- [Provided records]

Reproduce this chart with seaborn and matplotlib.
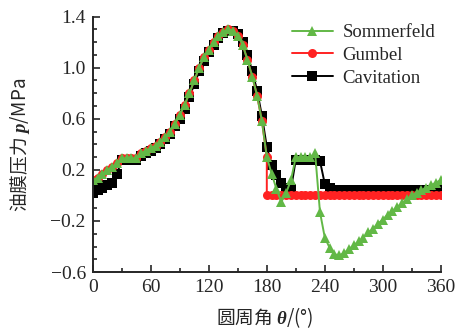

==

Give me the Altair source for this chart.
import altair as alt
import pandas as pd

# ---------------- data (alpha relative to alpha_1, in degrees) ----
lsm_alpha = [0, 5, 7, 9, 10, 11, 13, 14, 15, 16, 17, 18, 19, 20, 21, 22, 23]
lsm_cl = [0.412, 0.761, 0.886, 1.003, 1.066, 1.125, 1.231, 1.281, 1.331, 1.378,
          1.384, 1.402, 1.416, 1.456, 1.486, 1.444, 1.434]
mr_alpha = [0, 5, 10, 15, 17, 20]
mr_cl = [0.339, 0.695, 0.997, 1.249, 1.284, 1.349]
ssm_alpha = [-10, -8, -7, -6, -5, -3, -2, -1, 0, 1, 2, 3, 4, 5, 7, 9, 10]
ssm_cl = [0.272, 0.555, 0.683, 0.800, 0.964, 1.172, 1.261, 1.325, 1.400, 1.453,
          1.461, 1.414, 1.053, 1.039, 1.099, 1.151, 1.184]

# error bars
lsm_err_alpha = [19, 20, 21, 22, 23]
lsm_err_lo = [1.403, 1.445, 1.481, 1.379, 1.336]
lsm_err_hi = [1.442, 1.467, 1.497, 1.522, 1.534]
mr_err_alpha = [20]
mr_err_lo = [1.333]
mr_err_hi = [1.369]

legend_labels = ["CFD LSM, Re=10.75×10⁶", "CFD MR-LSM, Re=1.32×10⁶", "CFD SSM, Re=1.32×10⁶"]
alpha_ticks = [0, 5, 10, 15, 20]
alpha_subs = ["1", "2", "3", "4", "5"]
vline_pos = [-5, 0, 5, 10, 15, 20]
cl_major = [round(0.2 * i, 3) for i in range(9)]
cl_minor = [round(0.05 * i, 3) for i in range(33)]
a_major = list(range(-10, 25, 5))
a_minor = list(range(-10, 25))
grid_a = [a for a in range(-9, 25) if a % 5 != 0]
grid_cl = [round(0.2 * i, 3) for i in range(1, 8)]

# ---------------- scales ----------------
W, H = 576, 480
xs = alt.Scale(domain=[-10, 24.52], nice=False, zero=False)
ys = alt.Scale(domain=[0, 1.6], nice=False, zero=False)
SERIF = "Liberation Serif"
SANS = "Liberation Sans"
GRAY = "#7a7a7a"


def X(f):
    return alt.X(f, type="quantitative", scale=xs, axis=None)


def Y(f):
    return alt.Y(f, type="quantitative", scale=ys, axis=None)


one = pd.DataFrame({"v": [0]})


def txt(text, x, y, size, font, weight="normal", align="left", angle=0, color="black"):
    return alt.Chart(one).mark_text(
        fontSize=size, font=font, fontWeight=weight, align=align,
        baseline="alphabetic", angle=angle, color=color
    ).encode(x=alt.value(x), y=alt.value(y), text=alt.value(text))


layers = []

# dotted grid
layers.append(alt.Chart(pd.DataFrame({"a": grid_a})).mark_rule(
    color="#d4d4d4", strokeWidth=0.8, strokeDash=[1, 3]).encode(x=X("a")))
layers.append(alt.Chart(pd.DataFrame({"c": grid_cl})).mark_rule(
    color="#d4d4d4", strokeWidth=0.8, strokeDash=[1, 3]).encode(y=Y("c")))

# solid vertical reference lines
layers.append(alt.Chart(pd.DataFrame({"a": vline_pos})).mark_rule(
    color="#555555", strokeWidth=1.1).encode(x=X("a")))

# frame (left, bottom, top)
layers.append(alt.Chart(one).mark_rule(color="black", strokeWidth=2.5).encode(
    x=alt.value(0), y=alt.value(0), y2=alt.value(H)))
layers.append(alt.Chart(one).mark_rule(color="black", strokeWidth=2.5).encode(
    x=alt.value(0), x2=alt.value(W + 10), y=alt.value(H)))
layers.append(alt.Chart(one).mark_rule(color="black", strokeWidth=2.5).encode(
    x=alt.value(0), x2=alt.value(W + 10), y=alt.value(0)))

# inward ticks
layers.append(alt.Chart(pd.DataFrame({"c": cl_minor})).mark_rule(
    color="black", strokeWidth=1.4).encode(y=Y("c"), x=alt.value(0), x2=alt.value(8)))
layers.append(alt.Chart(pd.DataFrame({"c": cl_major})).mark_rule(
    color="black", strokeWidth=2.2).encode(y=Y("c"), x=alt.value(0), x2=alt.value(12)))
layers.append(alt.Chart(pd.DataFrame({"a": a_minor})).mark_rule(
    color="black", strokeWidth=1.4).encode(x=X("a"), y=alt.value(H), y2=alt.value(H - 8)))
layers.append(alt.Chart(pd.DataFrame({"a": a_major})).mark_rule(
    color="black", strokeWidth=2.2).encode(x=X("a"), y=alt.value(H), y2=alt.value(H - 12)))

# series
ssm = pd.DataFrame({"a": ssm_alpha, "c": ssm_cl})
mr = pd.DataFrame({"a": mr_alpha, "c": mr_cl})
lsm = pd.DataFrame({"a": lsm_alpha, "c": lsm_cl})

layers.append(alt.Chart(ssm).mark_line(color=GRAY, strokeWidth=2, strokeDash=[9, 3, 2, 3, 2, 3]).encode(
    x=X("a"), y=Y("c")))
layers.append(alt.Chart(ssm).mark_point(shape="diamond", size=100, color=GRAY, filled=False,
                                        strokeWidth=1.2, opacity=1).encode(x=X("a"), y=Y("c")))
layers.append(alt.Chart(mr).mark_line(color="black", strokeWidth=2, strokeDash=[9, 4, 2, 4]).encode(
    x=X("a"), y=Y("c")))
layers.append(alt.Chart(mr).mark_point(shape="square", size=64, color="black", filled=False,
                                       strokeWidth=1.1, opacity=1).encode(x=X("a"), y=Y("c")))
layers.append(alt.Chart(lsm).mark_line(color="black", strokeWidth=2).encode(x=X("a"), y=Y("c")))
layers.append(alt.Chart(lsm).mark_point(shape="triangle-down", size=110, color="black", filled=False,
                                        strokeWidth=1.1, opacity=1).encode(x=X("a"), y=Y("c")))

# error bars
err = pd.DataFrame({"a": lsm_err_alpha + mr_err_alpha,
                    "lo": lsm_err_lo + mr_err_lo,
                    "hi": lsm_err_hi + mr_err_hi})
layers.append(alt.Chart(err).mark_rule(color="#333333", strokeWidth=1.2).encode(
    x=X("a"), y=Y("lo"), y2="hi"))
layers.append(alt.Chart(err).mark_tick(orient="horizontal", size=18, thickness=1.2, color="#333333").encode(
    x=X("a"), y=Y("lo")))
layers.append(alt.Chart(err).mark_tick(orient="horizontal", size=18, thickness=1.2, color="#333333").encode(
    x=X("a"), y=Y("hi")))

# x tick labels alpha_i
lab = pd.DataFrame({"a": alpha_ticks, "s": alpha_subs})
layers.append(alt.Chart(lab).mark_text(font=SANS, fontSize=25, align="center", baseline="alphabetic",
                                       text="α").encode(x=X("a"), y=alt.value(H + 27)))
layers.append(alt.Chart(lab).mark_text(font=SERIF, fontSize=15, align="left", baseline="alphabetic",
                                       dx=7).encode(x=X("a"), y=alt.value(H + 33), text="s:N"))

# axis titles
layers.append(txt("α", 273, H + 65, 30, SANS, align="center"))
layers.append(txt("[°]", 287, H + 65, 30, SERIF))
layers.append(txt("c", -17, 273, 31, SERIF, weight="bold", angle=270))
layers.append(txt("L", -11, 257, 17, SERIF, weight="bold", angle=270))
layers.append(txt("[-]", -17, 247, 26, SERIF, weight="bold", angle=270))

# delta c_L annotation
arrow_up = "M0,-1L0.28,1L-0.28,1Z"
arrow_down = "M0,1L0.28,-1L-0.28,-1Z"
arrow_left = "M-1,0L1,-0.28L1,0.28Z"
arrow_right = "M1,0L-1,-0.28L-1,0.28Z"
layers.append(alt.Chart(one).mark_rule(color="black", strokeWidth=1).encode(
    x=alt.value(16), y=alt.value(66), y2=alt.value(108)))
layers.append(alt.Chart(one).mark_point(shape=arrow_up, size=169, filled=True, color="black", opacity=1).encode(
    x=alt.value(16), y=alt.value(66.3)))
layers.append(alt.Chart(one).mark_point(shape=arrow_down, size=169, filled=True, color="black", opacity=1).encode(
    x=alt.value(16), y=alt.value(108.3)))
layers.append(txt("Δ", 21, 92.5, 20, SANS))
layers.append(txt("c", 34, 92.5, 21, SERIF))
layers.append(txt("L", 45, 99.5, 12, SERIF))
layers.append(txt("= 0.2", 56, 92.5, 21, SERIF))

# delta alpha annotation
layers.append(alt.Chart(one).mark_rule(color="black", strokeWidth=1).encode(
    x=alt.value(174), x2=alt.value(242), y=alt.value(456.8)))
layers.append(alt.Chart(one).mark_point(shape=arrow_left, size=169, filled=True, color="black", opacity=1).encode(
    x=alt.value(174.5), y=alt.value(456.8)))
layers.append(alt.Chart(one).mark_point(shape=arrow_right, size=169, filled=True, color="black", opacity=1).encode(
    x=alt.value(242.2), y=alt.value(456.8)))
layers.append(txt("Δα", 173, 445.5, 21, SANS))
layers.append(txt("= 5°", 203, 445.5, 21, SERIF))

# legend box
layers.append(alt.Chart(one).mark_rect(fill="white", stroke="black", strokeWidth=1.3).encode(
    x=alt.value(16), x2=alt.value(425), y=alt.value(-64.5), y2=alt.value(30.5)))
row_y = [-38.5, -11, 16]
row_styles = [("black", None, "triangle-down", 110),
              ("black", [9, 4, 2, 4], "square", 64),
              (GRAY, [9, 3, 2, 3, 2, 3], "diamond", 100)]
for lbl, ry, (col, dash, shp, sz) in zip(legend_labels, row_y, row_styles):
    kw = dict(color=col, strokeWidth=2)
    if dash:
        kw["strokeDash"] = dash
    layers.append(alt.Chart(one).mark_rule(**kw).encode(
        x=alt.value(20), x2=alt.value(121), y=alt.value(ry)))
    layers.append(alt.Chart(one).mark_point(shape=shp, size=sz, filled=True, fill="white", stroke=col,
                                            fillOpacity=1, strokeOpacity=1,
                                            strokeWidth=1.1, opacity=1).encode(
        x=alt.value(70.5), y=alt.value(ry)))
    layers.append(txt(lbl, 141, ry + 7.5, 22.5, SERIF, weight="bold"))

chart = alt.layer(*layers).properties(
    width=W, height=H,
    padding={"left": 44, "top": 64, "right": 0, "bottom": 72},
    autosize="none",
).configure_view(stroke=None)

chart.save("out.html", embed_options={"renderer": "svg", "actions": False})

---

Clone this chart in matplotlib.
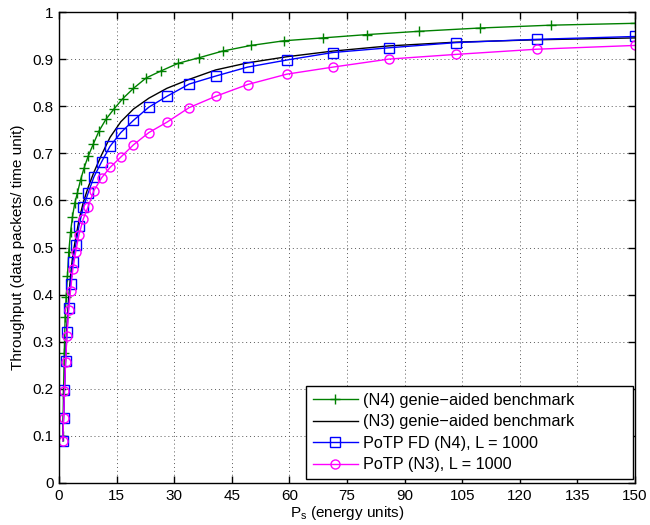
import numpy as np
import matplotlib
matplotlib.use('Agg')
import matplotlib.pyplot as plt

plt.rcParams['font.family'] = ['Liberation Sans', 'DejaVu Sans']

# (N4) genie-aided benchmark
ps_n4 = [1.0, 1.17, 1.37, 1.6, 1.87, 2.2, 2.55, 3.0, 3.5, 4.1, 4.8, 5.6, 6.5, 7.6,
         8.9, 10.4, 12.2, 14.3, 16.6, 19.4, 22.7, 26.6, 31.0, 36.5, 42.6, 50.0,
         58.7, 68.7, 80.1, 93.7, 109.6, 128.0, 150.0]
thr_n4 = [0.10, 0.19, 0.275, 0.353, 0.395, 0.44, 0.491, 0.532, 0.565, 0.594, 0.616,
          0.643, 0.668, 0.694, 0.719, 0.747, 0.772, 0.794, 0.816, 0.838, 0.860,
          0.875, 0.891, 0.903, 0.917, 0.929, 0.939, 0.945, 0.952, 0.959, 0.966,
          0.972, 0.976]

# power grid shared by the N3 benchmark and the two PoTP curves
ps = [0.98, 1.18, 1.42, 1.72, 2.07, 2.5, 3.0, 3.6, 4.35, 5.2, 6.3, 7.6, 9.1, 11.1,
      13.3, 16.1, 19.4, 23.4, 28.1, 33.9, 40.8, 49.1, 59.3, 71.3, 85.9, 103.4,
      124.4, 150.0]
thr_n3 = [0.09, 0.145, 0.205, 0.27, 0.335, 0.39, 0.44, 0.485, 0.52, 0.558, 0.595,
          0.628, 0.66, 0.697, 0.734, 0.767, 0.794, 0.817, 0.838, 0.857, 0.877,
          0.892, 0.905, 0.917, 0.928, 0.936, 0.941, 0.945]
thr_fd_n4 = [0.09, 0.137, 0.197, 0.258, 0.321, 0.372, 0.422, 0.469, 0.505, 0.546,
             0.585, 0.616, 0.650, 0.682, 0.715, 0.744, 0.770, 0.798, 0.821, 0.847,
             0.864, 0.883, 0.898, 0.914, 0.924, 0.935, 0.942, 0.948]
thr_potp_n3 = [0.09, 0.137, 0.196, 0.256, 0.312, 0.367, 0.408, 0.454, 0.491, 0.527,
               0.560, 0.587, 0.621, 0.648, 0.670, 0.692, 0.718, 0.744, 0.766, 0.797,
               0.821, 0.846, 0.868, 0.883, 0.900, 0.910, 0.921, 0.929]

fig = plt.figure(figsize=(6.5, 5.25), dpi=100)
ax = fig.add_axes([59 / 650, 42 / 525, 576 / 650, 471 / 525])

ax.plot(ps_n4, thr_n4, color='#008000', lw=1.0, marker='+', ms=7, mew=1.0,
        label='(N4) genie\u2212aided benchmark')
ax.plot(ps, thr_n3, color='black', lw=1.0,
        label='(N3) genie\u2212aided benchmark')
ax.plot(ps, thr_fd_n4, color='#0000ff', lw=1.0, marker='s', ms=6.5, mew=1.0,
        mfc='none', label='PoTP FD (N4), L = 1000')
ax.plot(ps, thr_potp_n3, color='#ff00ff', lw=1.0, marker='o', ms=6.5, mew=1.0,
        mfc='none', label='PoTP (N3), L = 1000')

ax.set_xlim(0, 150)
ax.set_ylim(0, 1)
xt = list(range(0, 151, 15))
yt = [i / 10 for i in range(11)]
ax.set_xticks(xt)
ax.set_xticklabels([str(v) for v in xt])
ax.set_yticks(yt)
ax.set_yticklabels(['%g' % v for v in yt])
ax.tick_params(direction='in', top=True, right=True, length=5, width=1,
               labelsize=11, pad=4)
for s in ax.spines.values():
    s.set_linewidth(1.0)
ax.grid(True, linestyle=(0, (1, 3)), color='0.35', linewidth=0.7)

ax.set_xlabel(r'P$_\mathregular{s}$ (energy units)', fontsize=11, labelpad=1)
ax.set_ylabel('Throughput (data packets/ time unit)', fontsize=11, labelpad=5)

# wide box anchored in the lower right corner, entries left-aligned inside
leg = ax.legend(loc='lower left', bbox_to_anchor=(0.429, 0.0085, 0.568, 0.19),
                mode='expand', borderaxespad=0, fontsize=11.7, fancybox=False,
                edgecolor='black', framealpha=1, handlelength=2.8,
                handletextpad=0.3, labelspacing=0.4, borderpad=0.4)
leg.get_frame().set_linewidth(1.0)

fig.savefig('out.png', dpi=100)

- [Task description] Extract exactly and only the span of lines that begins at the line containing "Give me the Altair source for this chart." and ends at the line containing "1.461, 1.414, 1.053, 1.039, 1.099, 1.151, 1.184]".

- [Written solution]
Give me the Altair source for this chart.
import altair as alt
import pandas as pd

# ---------------- data (alpha relative to alpha_1, in degrees) ----
lsm_alpha = [0, 5, 7, 9, 10, 11, 13, 14, 15, 16, 17, 18, 19, 20, 21, 22, 23]
lsm_cl = [0.412, 0.761, 0.886, 1.003, 1.066, 1.125, 1.231, 1.281, 1.331, 1.378,
          1.384, 1.402, 1.416, 1.456, 1.486, 1.444, 1.434]
mr_alpha = [0, 5, 10, 15, 17, 20]
mr_cl = [0.339, 0.695, 0.997, 1.249, 1.284, 1.349]
ssm_alpha = [-10, -8, -7, -6, -5, -3, -2, -1, 0, 1, 2, 3, 4, 5, 7, 9, 10]
ssm_cl = [0.272, 0.555, 0.683, 0.800, 0.964, 1.172, 1.261, 1.325, 1.400, 1.453,
          1.461, 1.414, 1.053, 1.039, 1.099, 1.151, 1.184]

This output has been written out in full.